I think the most important thing is the date. People putting in entries of opportunities will just throw a date out there. They generally put the last date of the quarter, so it’s not accurate, and you can’t drive linearity.

You also need to manage leading indicators, like Proof Of Concept (POC) or Proof Of Value (POV) volume. It takes a certain amount of POVs per rep going into the next quarter to manage the forecast ratios that will drive the pipeline for the following quarter.


Switching gears a bit, could you tell us about your relationship with Sales Operations and how you leverage that team to automate this kind of reporting?

Absolutely. Sales Ops and Sales need to be in concert with data: data in brings data out, so those expectations need to be set. I’ve always worked very, very closely with Operations to ensure that data integrity because I own the input of the data, and Sales Operations generally owns creating the actual reports around that data. It’s a very strong and tight relationship around what data comes in, and what reports we’re looking to come out.


What advice would you give to a young, successful account manager as they seek to transition to becoming a sales director of sales manager?

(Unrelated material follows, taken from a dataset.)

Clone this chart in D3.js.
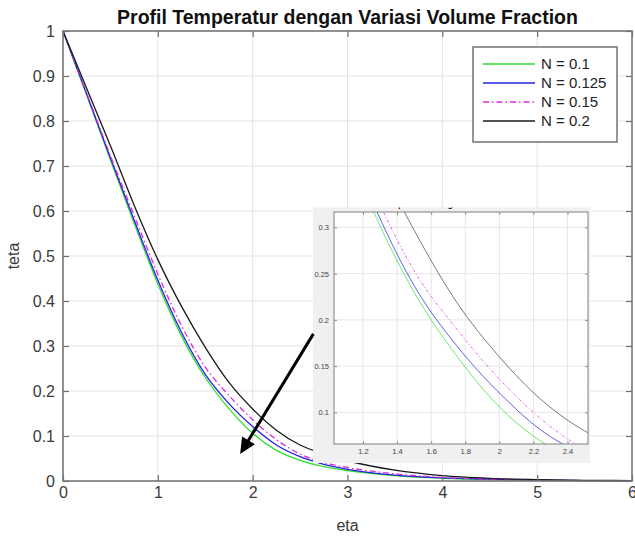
<!DOCTYPE html>
<html>
<head>
<meta charset="utf-8">
<script src="https://cdn.jsdelivr.net/npm/d3@7"></script>
<style>
body { margin: 0; background: #fff; }
text { font-family: "Liberation Sans", Arial, sans-serif; }
</style>
</head>
<body>
<svg id="grafik" width="635" height="537"></svg>
<script>
// data
var eta = [0, 0.25, 0.5, 0.75, 1, 1.25, 1.5, 1.75, 2, 2.25, 2.5, 2.75, 3, 3.5, 4, 4.5, 5, 5.5, 6];
var tetaN01   = [1, 0.857, 0.713, 0.573, 0.438, 0.322, 0.230, 0.161, 0.106, 0.068, 0.046, 0.032, 0.023, 0.012, 0.006, 0.003, 0.0015, 0.001, 0.0005];
var tetaN0125 = [1, 0.860, 0.718, 0.580, 0.446, 0.330, 0.237, 0.172, 0.121, 0.080, 0.054, 0.037, 0.026, 0.013, 0.007, 0.004, 0.002, 0.001, 0.0005];
var tetaN015  = [1, 0.862, 0.723, 0.590, 0.460, 0.345, 0.253, 0.190, 0.136, 0.092, 0.060, 0.041, 0.030, 0.016, 0.008, 0.004, 0.002, 0.001, 0.0005];
var tetaN02   = [1, 0.872, 0.745, 0.613, 0.492, 0.388, 0.297, 0.219, 0.160, 0.113, 0.080, 0.060, 0.045, 0.024, 0.012, 0.006, 0.003, 0.0015, 0.001];
var namaSeri = ["N = 0.1", "N = 0.125", "N = 0.15", "N = 0.2"];

var xTicks = [0, 1, 2, 3, 4, 5, 6];
var yTicks = [0, 0.1, 0.2, 0.3, 0.4, 0.5, 0.6, 0.7, 0.8, 0.9, 1];
var insetXTicks = [1.2, 1.4, 1.6, 1.8, 2, 2.2, 2.4];
var insetYTicks = [0.1, 0.15, 0.2, 0.25, 0.3];
var insetXDomain = [1.03, 2.52];
var insetYDomain = [0.0658, 0.3166];
// panah (koordinat data plot utama): pangkal, ujung
var panah = [[2.64, 0.327], [1.868, 0.06]];

var judul = "Profil Temperatur dengan Variasi Volume Fraction";

var seri = [tetaN01, tetaN0125, tetaN015, tetaN02];
var warna = ["#2fe02f", "#2323e0", "#e02ae0", "#1a1a1a"];
var dash = [null, null, "6,3,1.5,3", null];
var dashKecil = [null, null, "3,2,1,2", null];

var svg = d3.select("#grafik");
var W = 635, H = 537;
var kiri = 63, kanan = 632, atas = 31, bawah = 481;

var x = d3.scaleLinear().domain([0, 6]).range([kiri, kanan]);
var y = d3.scaleLinear().domain([0, 1]).range([bawah, atas]);

svg.append("rect").attr("width", W).attr("height", H).attr("fill", "#fff");

// grid
var grid = svg.append("g");
grid.selectAll(".gx").data(xTicks.slice(1, -1)).enter().append("line")
	.attr("x1", function(d){return x(d);}).attr("x2", function(d){return x(d);})
	.attr("y1", atas).attr("y2", bawah)
	.attr("stroke", "#e3e3e3").attr("stroke-width", 1);
grid.selectAll(".gy").data(yTicks.slice(1, -1)).enter().append("line")
	.attr("y1", function(d){return y(d);}).attr("y2", function(d){return y(d);})
	.attr("x1", kiri).attr("x2", kanan)
	.attr("stroke", "#e3e3e3").attr("stroke-width", 1);

// kurva utama
var garis = d3.line()
	.x(function(d, i){return x(eta[i]);})
	.y(function(d){return y(d);})
	.curve(d3.curveMonotoneX);

svg.selectAll(".kurva").data(seri).enter().append("path")
	.attr("class", "kurva")
	.attr("d", garis)
	.attr("fill", "none")
	.attr("stroke", function(d, i){return warna[i];})
	.attr("stroke-width", 1.3)
	.attr("stroke-dasharray", function(d, i){return dash[i];});

// sumbu (tick ke dalam, gaya matlab)
function gayaSumbu(g, ukuran) {
	g.select(".domain").remove();
	g.selectAll(".tick line").attr("stroke", "#6e6e6e").attr("stroke-width", 1.2);
	g.selectAll(".tick text").attr("fill", "#3a3a3a").attr("font-size", ukuran)
		.attr("font-family", "Liberation Sans, Arial, sans-serif");
}

svg.append("g").attr("transform", "translate(0," + bawah + ")")
	.call(d3.axisBottom(x).tickValues(xTicks).tickFormat(d3.format("d")).tickSizeInner(-6).tickSizeOuter(0).tickPadding(6))
	.call(gayaSumbu, 16);
svg.append("g").attr("transform", "translate(0," + atas + ")")
	.call(d3.axisTop(x).tickValues(xTicks).tickFormat("").tickSizeInner(-6).tickSizeOuter(0))
	.call(gayaSumbu, 16);
svg.append("g").attr("transform", "translate(" + kiri + ",0)")
	.call(d3.axisLeft(y).tickValues(yTicks).tickFormat(function(d){return d3.format("")(+d.toFixed(1));}).tickSizeInner(-6).tickSizeOuter(0).tickPadding(8))
	.call(gayaSumbu, 16);
svg.append("g").attr("transform", "translate(" + kanan + ",0)")
	.call(d3.axisRight(y).tickValues(yTicks).tickFormat("").tickSizeInner(-6).tickSizeOuter(0))
	.call(gayaSumbu, 16);

svg.append("rect")
	.attr("x", kiri).attr("y", atas).attr("width", kanan - kiri).attr("height", bawah - atas)
	.attr("fill", "none").attr("stroke", "#767676").attr("stroke-width", 1.6);

// judul dan label
svg.append("text").attr("x", (kiri + kanan) / 2).attr("y", 24)
	.attr("text-anchor", "middle").attr("font-size", 19.5).attr("font-weight", "bold")
	.attr("fill", "#111").text(judul);
svg.append("text").attr("x", (kiri + kanan) / 2).attr("y", 531)
	.attr("text-anchor", "middle").attr("font-size", 16).attr("fill", "#3a3a3a").text("eta");
svg.append("text").attr("transform", "translate(18.5," + y(0.5) + ") rotate(-90)")
	.attr("text-anchor", "middle").attr("font-size", 16).attr("fill", "#3a3a3a").text("teta");

// legenda
var leg = svg.append("g").attr("transform", "translate(473,47)");
leg.append("rect").attr("width", 144).attr("height", 95)
	.attr("fill", "#fff").attr("stroke", "#6a6a6a").attr("stroke-width", 1.4);
var item = leg.selectAll(".item").data(namaSeri).enter().append("g")
	.attr("transform", function(d, i){return "translate(0," + (17 + i * 19) + ")";});
item.append("line").attr("x1", 10).attr("x2", 62)
	.attr("stroke", function(d, i){return warna[i];})
	.attr("stroke-width", 1.3)
	.attr("stroke-dasharray", function(d, i){return dash[i];});
item.append("text").attr("x", 68).attr("dy", "0.35em").attr("font-size", 15)
	.attr("fill", "#222").text(function(d){return d;});

// inset (zoom)
var ix = d3.scaleLinear().domain(insetXDomain).range([334, 588]);
var iy = d3.scaleLinear().domain(insetYDomain).range([444, 212]);
var inset = svg.append("g");
inset.append("defs").append("clipPath").attr("id", "klipGambar")
	.append("rect").attr("x", 313).attr("y", 207.5).attr("width", 277).attr("height", 255.5);
inset.append("defs").append("clipPath").attr("id", "klipInset")
	.append("rect").attr("x", 334).attr("y", 212).attr("width", 254).attr("height", 232);

inset.append("rect").attr("x", 313).attr("y", 207.5).attr("width", 277).attr("height", 255.5)
	.attr("fill", "#f0f0f0");
// judul inset yang terpotong
inset.append("text").attr("clip-path", "url(#klipGambar)")
	.attr("x", 461).attr("y", 206.8).attr("text-anchor", "middle")
	.attr("font-size", 9).attr("font-weight", "bold").attr("fill", "#222").text(judul);
inset.append("rect").attr("x", 334).attr("y", 212).attr("width", 254).attr("height", 232)
	.attr("fill", "#fff");

inset.selectAll(".igx").data(insetXTicks).enter().append("line")
	.attr("x1", function(d){return ix(d);}).attr("x2", function(d){return ix(d);})
	.attr("y1", 212).attr("y2", 444).attr("stroke", "#e6e6e6");
inset.selectAll(".igy").data(insetYTicks).enter().append("line")
	.attr("y1", function(d){return iy(d);}).attr("y2", function(d){return iy(d);})
	.attr("x1", 334).attr("x2", 588).attr("stroke", "#e6e6e6");

var garisInset = d3.line()
	.x(function(d, i){return ix(eta[i]);})
	.y(function(d){return iy(d);})
	.curve(d3.curveMonotoneX);
inset.append("g").attr("clip-path", "url(#klipInset)")
	.selectAll(".ik").data(seri).enter().append("path")
	.attr("d", garisInset)
	.attr("fill", "none")
	.attr("stroke", function(d, i){return i == 3 ? "#444" : warna[i];})
	.attr("stroke-opacity", 0.8)
	.attr("stroke-width", 0.9)
	.attr("stroke-dasharray", function(d, i){return dashKecil[i];});

function gayaInset(g) {
	g.select(".domain").remove();
	g.selectAll(".tick line").attr("stroke", "#777").attr("stroke-width", 0.8);
	g.selectAll(".tick text").attr("fill", "#444").attr("font-size", 7.5)
		.attr("font-family", "Liberation Sans, Arial, sans-serif");
}
inset.append("g").attr("transform", "translate(0,444)")
	.call(d3.axisBottom(ix).tickValues(insetXTicks).tickFormat(function(d){return d3.format("")(+d.toFixed(1));}).tickSizeInner(-3).tickSizeOuter(0).tickPadding(5))
	.call(gayaInset);
inset.append("g").attr("transform", "translate(0,212)")
	.call(d3.axisTop(ix).tickValues(insetXTicks).tickFormat("").tickSizeInner(-3).tickSizeOuter(0))
	.call(gayaInset);
inset.append("g").attr("transform", "translate(334,0)")
	.call(d3.axisLeft(iy).tickValues(insetYTicks).tickFormat(function(d){return d3.format("")(+d.toFixed(2));}).tickSizeInner(-3).tickSizeOuter(0).tickPadding(5))
	.call(gayaInset);
inset.append("g").attr("transform", "translate(588,0)")
	.call(d3.axisRight(iy).tickValues(insetYTicks).tickFormat("").tickSizeInner(-3).tickSizeOuter(0))
	.call(gayaInset);
inset.append("rect").attr("x", 334).attr("y", 212).attr("width", 254).attr("height", 232)
	.attr("fill", "none").attr("stroke", "#808080").attr("stroke-width", 1);

// panah
var p0 = [x(panah[0][0]), y(panah[0][1])];
var p1 = [x(panah[1][0]), y(panah[1][1])];
var dx = p1[0] - p0[0], dy = p1[1] - p0[1];
var len = Math.sqrt(dx * dx + dy * dy);
var ux = dx / len, uy = dy / len;
var panjangKepala = 16, lebarKepala = 7.5;
var bx = p1[0] - ux * panjangKepala, by = p1[1] - uy * panjangKepala;
svg.append("line").attr("x1", p0[0]).attr("y1", p0[1]).attr("x2", bx + ux * 2).attr("y2", by + uy * 2)
	.attr("stroke", "#000").attr("stroke-width", 3);
svg.append("path")
	.attr("d", "M" + p1[0] + "," + p1[1] +
		"L" + (bx - uy * lebarKepala) + "," + (by + ux * lebarKepala) +
		"L" + (bx + uy * lebarKepala) + "," + (by - ux * lebarKepala) + "Z")
	.attr("fill", "#000");
</script>
</body>
</html>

Get your numbers right. We all know that data will give you the ability to make calculated, statistical decisions, but the ability to accurately forecast and hedge artfully is also important. I think a real sign of a great leader is somebody that can impart that art. If you overpromise and underdeliver, that’s not good, and if you underpromise and way overdeliver, you’re also missing out on opportunities. So I think it’s the ones that can accurately forecast and the ones that can take a leadership role on making their own leadership look good — that generally bodes well.